7. The apparatus of claim 6, wherein the voice instant messaging unit is configured to send an audio representation of the name as spoken by the user.

8. The apparatus of claim 7, wherein the voice instant messaging unit is configured to use instant messaging presence services to determine whether the desired party is unreachable.

9. The apparatus of claim 7, wherein the voice instant messaging unit is configured to determine that the desired party is unreachable if the desired party is not connected to a wired or wireless network.

10. The apparatus of claim 7, wherein the voice instant messaging unit is configured to determine that the desired party is unreachable if the desired party is not connected to a wired or wireless network wireless network selected from a group consisting of the internet, an intranet, a WLAN network and a WiMax network.

12. A telephony headset comprising:

a housing that, during use, is worn so as to produce sound in a user's ear; and

a touch sensor coupled to the housing to detect a touch of the user without the user pressing a button.

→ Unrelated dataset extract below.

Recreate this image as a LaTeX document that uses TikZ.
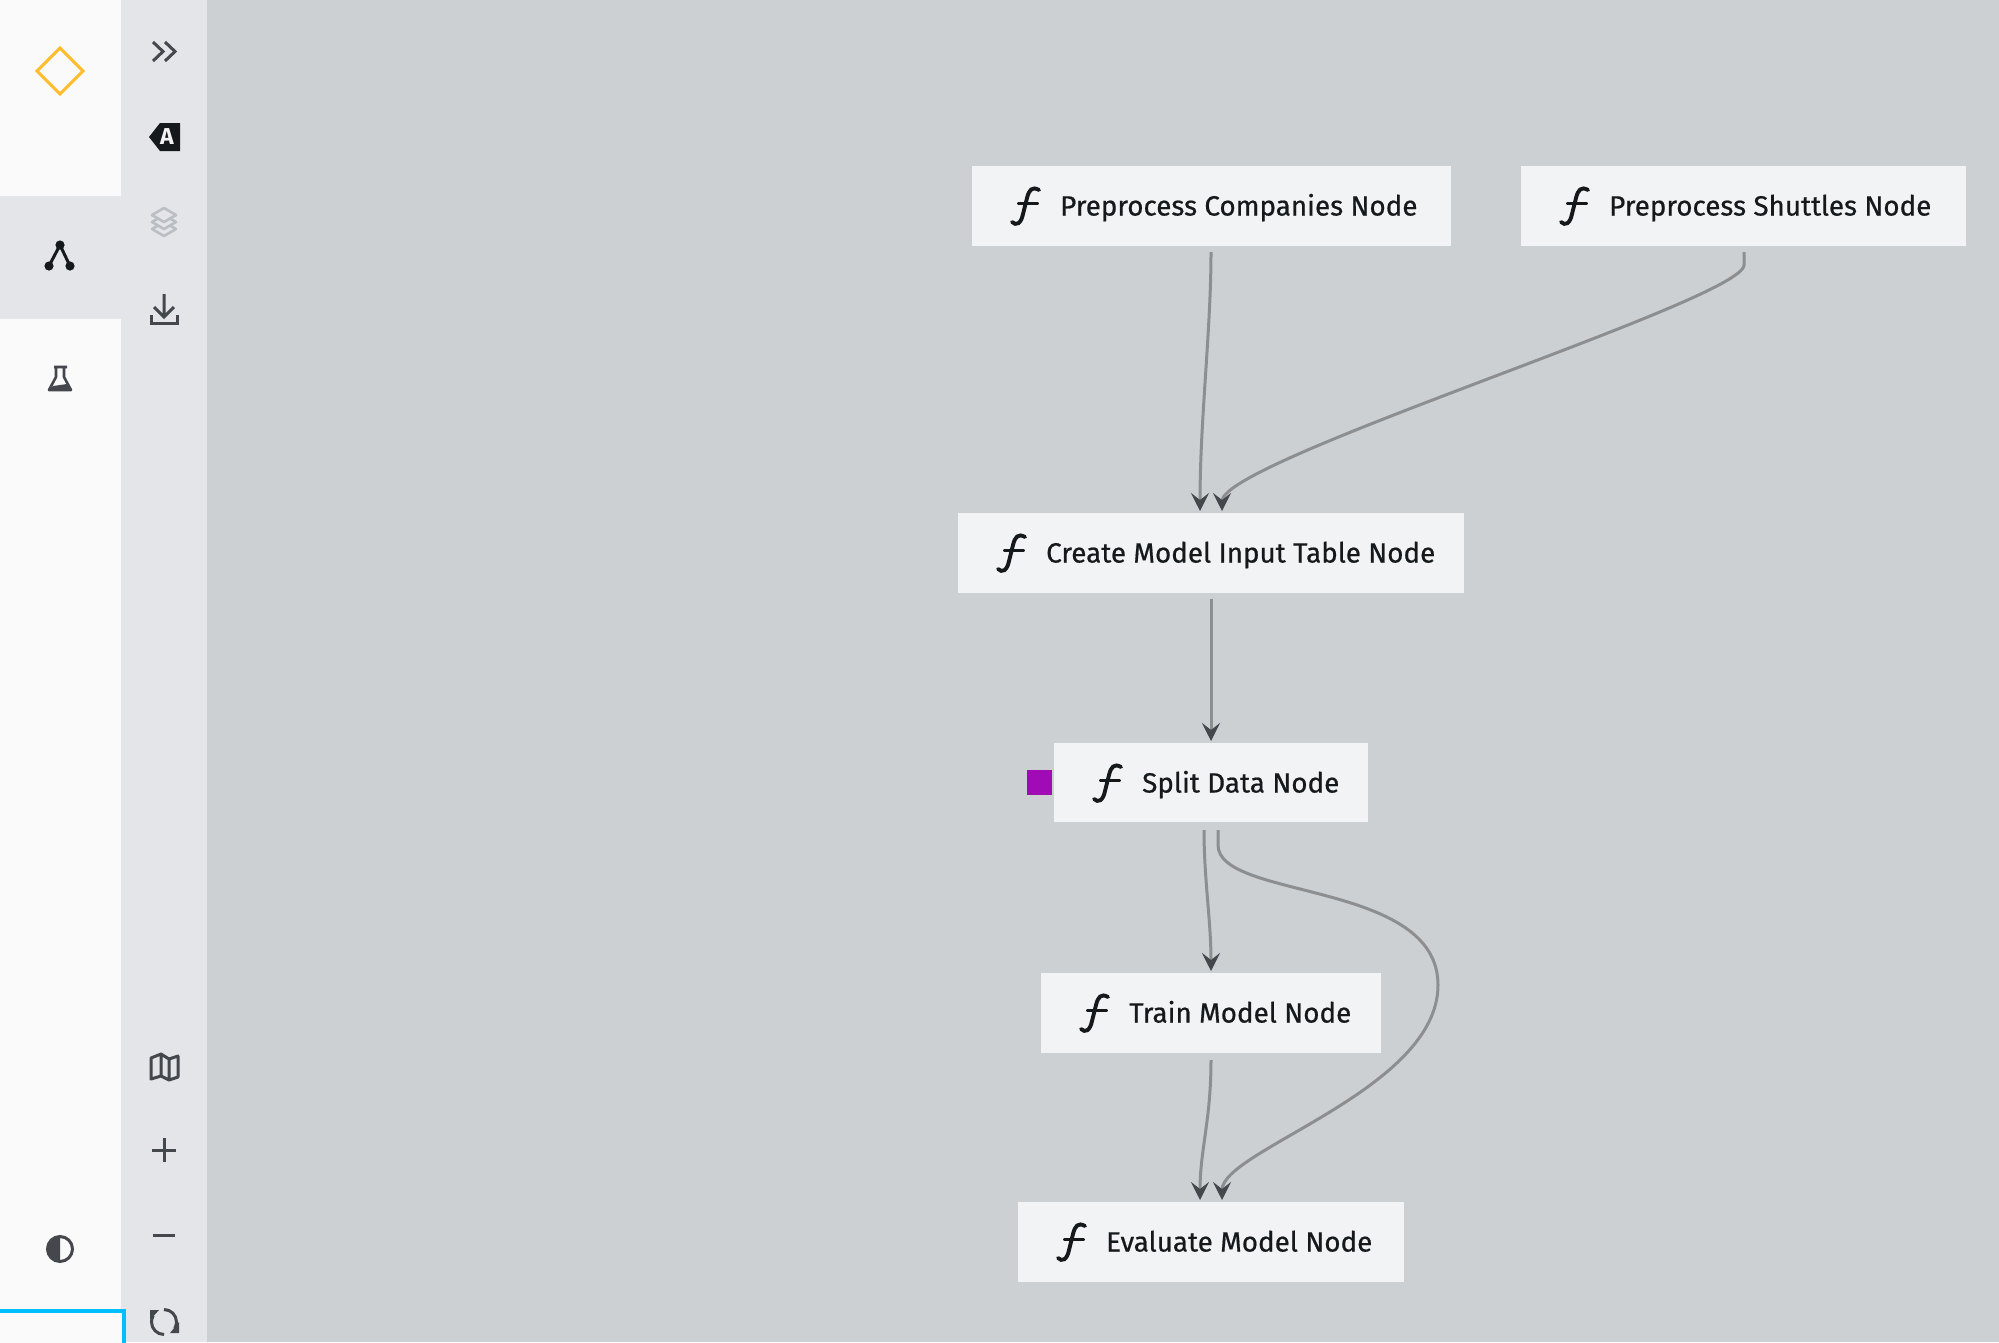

13. The apparatus of claim 12, comprising circuitry coupled to the touch sensor and responsive to the touch sensor detecting a touch of the user to perform audio input and wireless audio transmission.

14. A method of setting up a telephony device for telephony using a talk-to-talk interface, comprising:

for each of a plurality of contacts, prompting a user to speak a name of the contact; and storing voice information in correspondence to the contact for later comparison to an audio representation from another instance of the user speaking the name of the contact.

15. The method of claim 14, comprising prompting the user to speak the name of the contact multiple times with different inflections.